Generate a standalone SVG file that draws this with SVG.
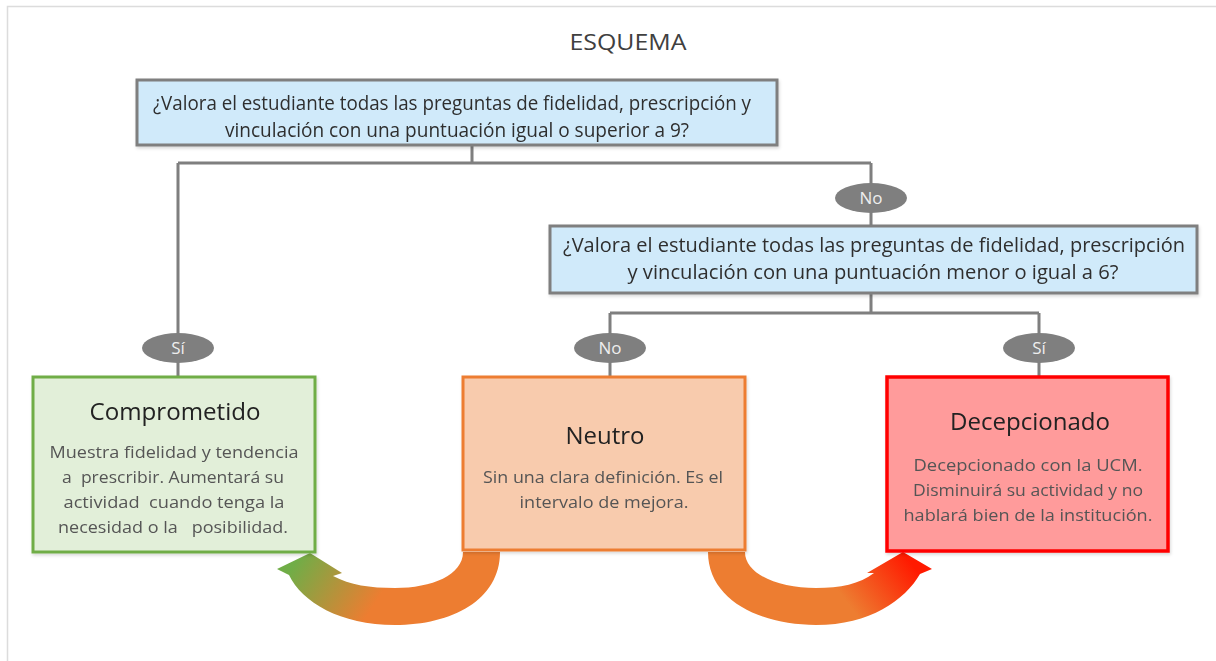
<svg xmlns="http://www.w3.org/2000/svg" width="1216" height="661" viewBox="0 0 1216 661">
<defs>
<style>
.t{font-family:"Open Sans","Noto Sans","Liberation Sans",sans-serif;}
.q{font-size:20px;fill:#2f2f2f;text-anchor:middle;}
.h{font-size:24px;fill:#222;text-anchor:middle;}
.b{font-size:17px;fill:#555;text-anchor:middle;}
.lbl{font-size:17px;fill:#eeeeee;text-anchor:middle;}
.conn{stroke:#7f7f7f;stroke-width:3;fill:none;}
.oval{fill:#7f7f7f;}
.qbox{fill:#d0eafa;stroke:#7f7f7f;stroke-width:3;}
</style>
<linearGradient id="gl" gradientUnits="userSpaceOnUse" x1="300" y1="555" x2="400" y2="620">
<stop offset="0" stop-color="#70ad47"/>
<stop offset="0.75" stop-color="#ed7d31"/>
</linearGradient>
<linearGradient id="gr" gradientUnits="userSpaceOnUse" x1="820" y1="620" x2="905" y2="555">
<stop offset="0.3" stop-color="#ed7d31"/>
<stop offset="1" stop-color="#ff1a00"/>
</linearGradient>
<filter id="sh" x="-5%" y="-5%" width="110%" height="115%">
<feDropShadow dx="1" dy="2" stdDeviation="1.5" flood-color="#000" flood-opacity="0.15"/>
</filter>
</defs>
<rect width="1216" height="661" fill="#fff"/>
<path d="M7.5 661 V6.5 H1216" fill="none" stroke="#dcdcdc" stroke-width="1.5"/>
<text class="t" x="628" y="50" font-size="21" fill="#404040" text-anchor="middle" textLength="117" lengthAdjust="spacingAndGlyphs">ESQUEMA</text>

<g id="connectors">
<path class="conn" d="M472 145 V163 M178 163 H871 M178 163 V377 M871 163 V226"/>
<path class="conn" d="M871 293 V313 M610 313 H1039 M610 313 V377 M1039 313 V377"/>
<g id="label-no-1"><ellipse class="oval" cx="871" cy="198" rx="36" ry="15"/><text class="t lbl" x="871" y="204">No</text></g>
<g id="label-si-1"><ellipse class="oval" cx="178" cy="348" rx="36" ry="15"/><text class="t lbl" x="178" y="354">Sí</text></g>
<g id="label-no-2"><ellipse class="oval" cx="610" cy="348" rx="36" ry="15"/><text class="t lbl" x="610" y="354">No</text></g>
<g id="label-si-2"><ellipse class="oval" cx="1039" cy="348" rx="36" ry="15"/><text class="t lbl" x="1039" y="354">Sí</text></g>
<path id="arrow-left" fill="url(#gl)" d="M500 552 C500 600 452 625 395 625 C340 625 302 602 289 575 L277 569 L310 553 L342 573 L333 576 C350 585 370 588 395 588 C432 588 463 575 463 552 Z"/>
<path id="arrow-right" fill="url(#gr)" d="M708 552 C708 600 760 625 816 625 C870 625 905 600 920 574 L932 569 L903 552 L867 573 L874 573 C860 584 840 588 816 588 C780 588 745 575 745 552 Z"/>
</g>

<g id="q1" filter="url(#sh)">
<rect class="qbox" x="137" y="80" width="640" height="65"/>
<text class="t q" x="452" y="110" textLength="598" lengthAdjust="spacingAndGlyphs">¿Valora el estudiante todas las preguntas de fidelidad, prescripción y</text>
<text class="t q" x="457" y="137" textLength="464" lengthAdjust="spacingAndGlyphs">vinculación con una puntuación igual o superior a 9?</text>
</g>

<g id="q2" filter="url(#sh)">
<rect class="qbox" x="550" y="226" width="647" height="67"/>
<text class="t q" x="874" y="252" textLength="622" lengthAdjust="spacingAndGlyphs">¿Valora el estudiante todas las preguntas de fidelidad, prescripción</text>
<text class="t q" x="873" y="279" textLength="491" lengthAdjust="spacingAndGlyphs">y vinculación con una puntuación menor o igual a 6?</text>
</g>

<g id="comprometido" filter="url(#sh)">
<rect x="33" y="377" width="282" height="175" fill="#e2efd9" stroke="#70ad47" stroke-width="3"/>
<text class="t h" x="175" y="420" textLength="171" lengthAdjust="spacingAndGlyphs">Comprometido</text>
<text class="t b" x="174" y="458" textLength="249" lengthAdjust="spacingAndGlyphs" xml:space="preserve">Muestra fidelidad y tendencia</text>
<text class="t b" x="173" y="483" textLength="222" lengthAdjust="spacingAndGlyphs" xml:space="preserve">a  prescribir. Aumentará su</text>
<text class="t b" x="174" y="508" textLength="221" lengthAdjust="spacingAndGlyphs" xml:space="preserve">actividad  cuando tenga la</text>
<text class="t b" x="173" y="533" textLength="230" lengthAdjust="spacingAndGlyphs" xml:space="preserve">necesidad o la   posibilidad.</text>
</g>

<g id="neutro" filter="url(#sh)">
<rect x="463" y="377" width="282" height="173" fill="#f8cbad" stroke="#ed7d31" stroke-width="3"/>
<text class="t h" x="605" y="444" textLength="79" lengthAdjust="spacingAndGlyphs">Neutro</text>
<text class="t b" x="603" y="483" textLength="240" lengthAdjust="spacingAndGlyphs">Sin una clara definición. Es el</text>
<text class="t b" x="604" y="508" textLength="169" lengthAdjust="spacingAndGlyphs">intervalo de mejora.</text>
</g>

<g id="decepcionado" filter="url(#sh)">
<rect x="887" y="377" width="281" height="174" fill="#ff9b9b" stroke="#ff0000" stroke-width="3.5"/>
<text class="t h" x="1030" y="430" textLength="160" lengthAdjust="spacingAndGlyphs">Decepcionado</text>
<text class="t b" x="1028" y="471" textLength="229" lengthAdjust="spacingAndGlyphs">Decepcionado con la UCM.</text>
<text class="t b" x="1028" y="496" textLength="230" lengthAdjust="spacingAndGlyphs">Disminuirá su actividad y no</text>
<text class="t b" x="1028" y="521" textLength="249" lengthAdjust="spacingAndGlyphs">hablará bien de la institución.</text>
</g>
</svg>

(Exercise goal): Transcribe the listing in full and omit the pictures.

(Response):
Generate a standalone SVG file that draws this with SVG.
<svg xmlns="http://www.w3.org/2000/svg" width="1216" height="661" viewBox="0 0 1216 661">
<defs>
<style>
.t{font-family:"Open Sans","Noto Sans","Liberation Sans",sans-serif;}
.q{font-size:20px;fill:#2f2f2f;text-anchor:middle;}
.h{font-size:24px;fill:#222;text-anchor:middle;}
.b{font-size:17px;fill:#555;text-anchor:middle;}
.lbl{font-size:17px;fill:#eeeeee;text-anchor:middle;}
.conn{stroke:#7f7f7f;stroke-width:3;fill:none;}
.oval{fill:#7f7f7f;}
.qbox{fill:#d0eafa;stroke:#7f7f7f;stroke-width:3;}
</style>
<linearGradient id="gl" gradientUnits="userSpaceOnUse" x1="300" y1="555" x2="400" y2="620">
<stop offset="0" stop-color="#70ad47"/>
<stop offset="0.75" stop-color="#ed7d31"/>
</linearGradient>
<linearGradient id="gr" gradientUnits="userSpaceOnUse" x1="820" y1="620" x2="905" y2="555">
<stop offset="0.3" stop-color="#ed7d31"/>
<stop offset="1" stop-color="#ff1a00"/>
</linearGradient>
<filter id="sh" x="-5%" y="-5%" width="110%" height="115%">
<feDropShadow dx="1" dy="2" stdDeviation="1.5" flood-color="#000" flood-opacity="0.15"/>
</filter>
</defs>
<rect width="1216" height="661" fill="#fff"/>
<path d="M7.5 661 V6.5 H1216" fill="none" stroke="#dcdcdc" stroke-width="1.5"/>
<text class="t" x="628" y="50" font-size="21" fill="#404040" text-anchor="middle" textLength="117" lengthAdjust="spacingAndGlyphs">ESQUEMA</text>

<g id="connectors">
<path class="conn" d="M472 145 V163 M178 163 H871 M178 163 V377 M871 163 V226"/>
<path class="conn" d="M871 293 V313 M610 313 H1039 M610 313 V377 M1039 313 V377"/>
<g id="label-no-1"><ellipse class="oval" cx="871" cy="198" rx="36" ry="15"/><text class="t lbl" x="871" y="204">No</text></g>
<g id="label-si-1"><ellipse class="oval" cx="178" cy="348" rx="36" ry="15"/><text class="t lbl" x="178" y="354">Sí</text></g>
<g id="label-no-2"><ellipse class="oval" cx="610" cy="348" rx="36" ry="15"/><text class="t lbl" x="610" y="354">No</text></g>
<g id="label-si-2"><ellipse class="oval" cx="1039" cy="348" rx="36" ry="15"/><text class="t lbl" x="1039" y="354">Sí</text></g>
<path id="arrow-left" fill="url(#gl)" d="M500 552 C500 600 452 625 395 625 C340 625 302 602 289 575 L277 569 L310 553 L342 573 L333 576 C350 585 370 588 395 588 C432 588 463 575 463 552 Z"/>
<path id="arrow-right" fill="url(#gr)" d="M708 552 C708 600 760 625 816 625 C870 625 905 600 920 574 L932 569 L903 552 L867 573 L874 573 C860 584 840 588 816 588 C780 588 745 575 745 552 Z"/>
</g>

<g id="q1" filter="url(#sh)">
<rect class="qbox" x="137" y="80" width="640" height="65"/>
<text class="t q" x="452" y="110" textLength="598" lengthAdjust="spacingAndGlyphs">¿Valora el estudiante todas las preguntas de fidelidad, prescripción y</text>
<text class="t q" x="457" y="137" textLength="464" lengthAdjust="spacingAndGlyphs">vinculación con una puntuación igual o superior a 9?</text>
</g>

<g id="q2" filter="url(#sh)">
<rect class="qbox" x="550" y="226" width="647" height="67"/>
<text class="t q" x="874" y="252" textLength="622" lengthAdjust="spacingAndGlyphs">¿Valora el estudiante todas las preguntas de fidelidad, prescripción</text>
<text class="t q" x="873" y="279" textLength="491" lengthAdjust="spacingAndGlyphs">y vinculación con una puntuación menor o igual a 6?</text>
</g>

<g id="comprometido" filter="url(#sh)">
<rect x="33" y="377" width="282" height="175" fill="#e2efd9" stroke="#70ad47" stroke-width="3"/>
<text class="t h" x="175" y="420" textLength="171" lengthAdjust="spacingAndGlyphs">Comprometido</text>
<text class="t b" x="174" y="458" textLength="249" lengthAdjust="spacingAndGlyphs" xml:space="preserve">Muestra fidelidad y tendencia</text>
<text class="t b" x="173" y="483" textLength="222" lengthAdjust="spacingAndGlyphs" xml:space="preserve">a  prescribir. Aumentará su</text>
<text class="t b" x="174" y="508" textLength="221" lengthAdjust="spacingAndGlyphs" xml:space="preserve">actividad  cuando tenga la</text>
<text class="t b" x="173" y="533" textLength="230" lengthAdjust="spacingAndGlyphs" xml:space="preserve">necesidad o la   posibilidad.</text>
</g>

<g id="neutro" filter="url(#sh)">
<rect x="463" y="377" width="282" height="173" fill="#f8cbad" stroke="#ed7d31" stroke-width="3"/>
<text class="t h" x="605" y="444" textLength="79" lengthAdjust="spacingAndGlyphs">Neutro</text>
<text class="t b" x="603" y="483" textLength="240" lengthAdjust="spacingAndGlyphs">Sin una clara definición. Es el</text>
<text class="t b" x="604" y="508" textLength="169" lengthAdjust="spacingAndGlyphs">intervalo de mejora.</text>
</g>

<g id="decepcionado" filter="url(#sh)">
<rect x="887" y="377" width="281" height="174" fill="#ff9b9b" stroke="#ff0000" stroke-width="3.5"/>
<text class="t h" x="1030" y="430" textLength="160" lengthAdjust="spacingAndGlyphs">Decepcionado</text>
<text class="t b" x="1028" y="471" textLength="229" lengthAdjust="spacingAndGlyphs">Decepcionado con la UCM.</text>
<text class="t b" x="1028" y="496" textLength="230" lengthAdjust="spacingAndGlyphs">Disminuirá su actividad y no</text>
<text class="t b" x="1028" y="521" textLength="249" lengthAdjust="spacingAndGlyphs">hablará bien de la institución.</text>
</g>
</svg>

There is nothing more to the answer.